En Europa todo cambia para el protagonista, pero su imagen sigue en duda. Se plantea un diálogo, un conflicto entre Estados Unidos y Europa.

Por tanto, en un planeta Barnum, en un mundo de plagiadores, Ripley parece ser el rey de nuestro baile de máscaras, de una realidad de apariencias digitales legitimadas por el contexto populista de la web antisocial, guarida de impostores y charlatanes como Ripley.

De pronto el escaso éxito de la serie, su aparente condena en los algoritmos, tendrá algo que ver con falta de concesiones y venta de recetas para los que buscan dar un golpe, cazar fortuna, retirarse después de cometer un crimen perfecto.

En parte puede que la serie no gratifique semejante aplicación, retratando la absoluta mezquindad y soledad del hombre gris. Pero sobre todo elude glorificar la manipulación, como vemos en múltiples vehículos para el blanqueamiento de almas corrompidas.

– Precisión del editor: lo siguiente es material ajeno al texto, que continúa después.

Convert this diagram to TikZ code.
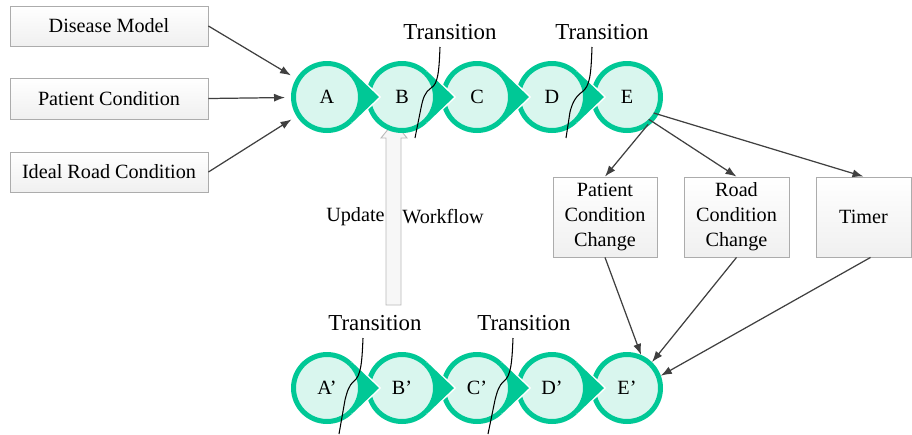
\documentclass[tikz,border=0pt]{standalone}
\usepackage{fontspec}
\setmainfont{Liberation Serif}
\usepackage{xcolor}
\usetikzlibrary{arrows.meta,calc}

\definecolor{stagegreen}{HTML}{00C896}
\definecolor{stagefill}{HTML}{D9F6EE}
\definecolor{linkgray}{HTML}{404040}

\tikzset{
	stage/.style={circle,draw=stagegreen,fill=stagefill,line width=0.1cm,minimum size=1.34cm,inner sep=0pt,font=\fontsize{11.5}{13}\selectfont},
	infobox/.style={draw=gray!65,top color=white,bottom color=gray!12,line width=0.5pt,font=\fontsize{11.5}{14.2}\selectfont,align=center,inner sep=2pt},
	link/.style={draw=linkgray,line width=0.7pt,-{Latex[length=0.22cm,width=0.16cm]}},
	translabel/.style={font=\fontsize{13}{15}\selectfont,inner sep=1pt},
	flowtext/.style={font=\fontsize{11.5}{14}\selectfont,inner sep=0pt}
}

\begin{document}
\begin{tikzpicture}[x=0.02cm,y=-0.02cm]
	\useasboundingbox[fill=white] (0,0) rectangle (912,434);
	
	% update arrow (behind the stages)
	\draw[fill=gray!6,draw=gray!55,line width=0.5pt] (386,305) -- (386,138) -- (381,138) -- (394,122) -- (407,138) -- (401,138) -- (401,305) -- cycle;
	\node[flowtext,anchor=east] (upd) at (385,217) {Update};
	\node[flowtext,anchor=west] (wf) at (402,217) {Workflow};
	
	% first workflow
	\node[stage] (A) at (327,97) {A};
	\node[stage] (B) at (402,97) {B};
	\node[stage] (C) at (477,97) {C};
	\node[stage] (D) at (552,97) {D};
	\node[stage] (E) at (627,97) {E};
	
	% updated workflow
	\node[stage] (Ap) at (327,388) {A'};
	\node[stage] (Bp) at (402,388) {B'};
	\node[stage] (Cp) at (477,388) {C'};
	\node[stage] (Dp) at (552,388) {D'};
	\node[stage] (Ep) at (627,388) {E'};
	
	% pointed ends
	\foreach \n in {A,B,C,D,Ap,Bp,Cp,Dp}{
		\draw[white,line width=0.06cm,line join=miter] (\n.46) -- ($(\n.center)+(52,0)$) -- (\n.-46);
		\fill[stagegreen] (\n.46) -- ($(\n.center)+(52,0)$) -- (\n.-46) -- ($(\n.center)+(46:33.5)$) arc[start angle=46,end angle=-46,radius=33.5] -- cycle;
	}
	
	% transitions
	\node[translabel] (tr1) at (450,32) {Transition};
	\node[translabel] (tr2) at (602,32) {Transition};
	\node[translabel] (tr3) at (375,323) {Transition};
	\node[translabel] (tr4) at (524,323) {Transition};
	\draw[line width=0.6pt] (440,47) .. controls (439,72) and (438,84) .. (431,88) .. controls (425,92) and (423,98) .. (421,108) -- (415,138);
	\draw[line width=0.6pt] (592,47) .. controls (591,75) and (590,86) .. (582,92) .. controls (575,97) and (572,104) .. (570,112) -- (566,138);
	\draw[line width=0.6pt] (363,338) .. controls (362,362) and (361,376) .. (354,381) .. controls (349,385) and (347,392) .. (345,400) -- (339,434);
	\draw[line width=0.6pt] (513,338) .. controls (512,362) and (511,376) .. (504,381) .. controls (499,385) and (497,392) .. (495,400) -- (488,434);
	
	% inputs
	\node[infobox,minimum width=3.96cm,minimum height=0.8cm] (dm) at (109,26) {Disease Model};
	\node[infobox,minimum width=3.96cm,minimum height=0.82cm] (pc) at (109,98.5) {Patient Condition};
	\node[infobox,minimum width=3.96cm,minimum height=0.8cm] (irc) at (109,172) {Ideal Road Condition};
	\draw[link,shorten >=0.12cm] (dm.east) -- (A);
	\draw[link,shorten >=0.12cm] (pc.east) -- (A);
	\draw[link,shorten >=0.12cm] (irc.east) -- (A);
	
	% changes
	\node[infobox,minimum width=2.08cm,minimum height=1.6cm] (pcc) at (605,217) {Patient\\Condition\\Change};
	\node[infobox,minimum width=2.1cm,minimum height=1.6cm] (rcc) at (736.5,217) {Road\\Condition\\Change};
	\node[infobox,minimum width=1.9cm,minimum height=1.6cm] (timer) at (863.5,217) {Timer};
	\draw[link,shorten <=-0.1cm] (E.-60) -- (pcc.north);
	\draw[link,shorten <=-0.1cm] (E.-44) -- (rcc.north);
	\draw[link,shorten <=-0.1cm] (E.-29) -- (timer.north);
	\draw[link] (pcc.south) -- (Ep.67);
	\draw[link] (rcc.south) -- (Ep.46);
	\draw[link] ([xshift=0.14cm]timer.south) -- (Ep.20);
\end{tikzpicture}
\end{document}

En cualquier caso, Ripley funciona como espejo para los narcisos de vano ayer y de una actualidad de copycats que saquean narrativas, con los recursos de la inteligencia artificial.

También la serie guarda una reflexión acerca del propio estado replicante del género neonoir, encerrado en su cuarto de reflejos rotos y semblantes de sospechosos habituales.

En tal sentido, rememora la filmografía de Orson Welles en los castillos de Kane, Proceso y F for Fake.

Además, la escritura dice presente de la mano de una tradición epistolar, de una nostalgia romántica por las máquinas de antes, por los envíos de postales. Una mujer redacta un libro turístico en virtud de sus experiencias en Atrani. Un detective cumple con investigar, al paso de tortuga que lo permite la burocracia, el sensacionalismo mediático de los tabloides, la vulnerabilidad de los sistemas analógicos.

Por ahí entra Ripley a jugar una trama de suplantación que busca aliviar su complejo de inferioridad, al creerse un sucesor de Caravaggio, tomando el puesto de herederos de poder que eliminó.

De repente, por eso y más, es una de las series del año. Su factura eleva una lectura elocuente de las trampas maquiavélicas que nos rodean, de los enunciados que se proponen con rostro de inocente embaucador, de encantador de serpientes.

En la época de la posverdad, Ripley constituye un aporte sustantivo, para protegerse, para saber diferenciar al genio del sofista, al amigo del hipócrita, al storytelling del fraude.

No sea usted la próxima víctima del Ripley que toca a su puerta con un llamado engañoso a la aventura, a la épica, a la receta de autoayuda.

Observamos el ocaso, el crepúsculo de un timador que suele prometer más de lo que cumple.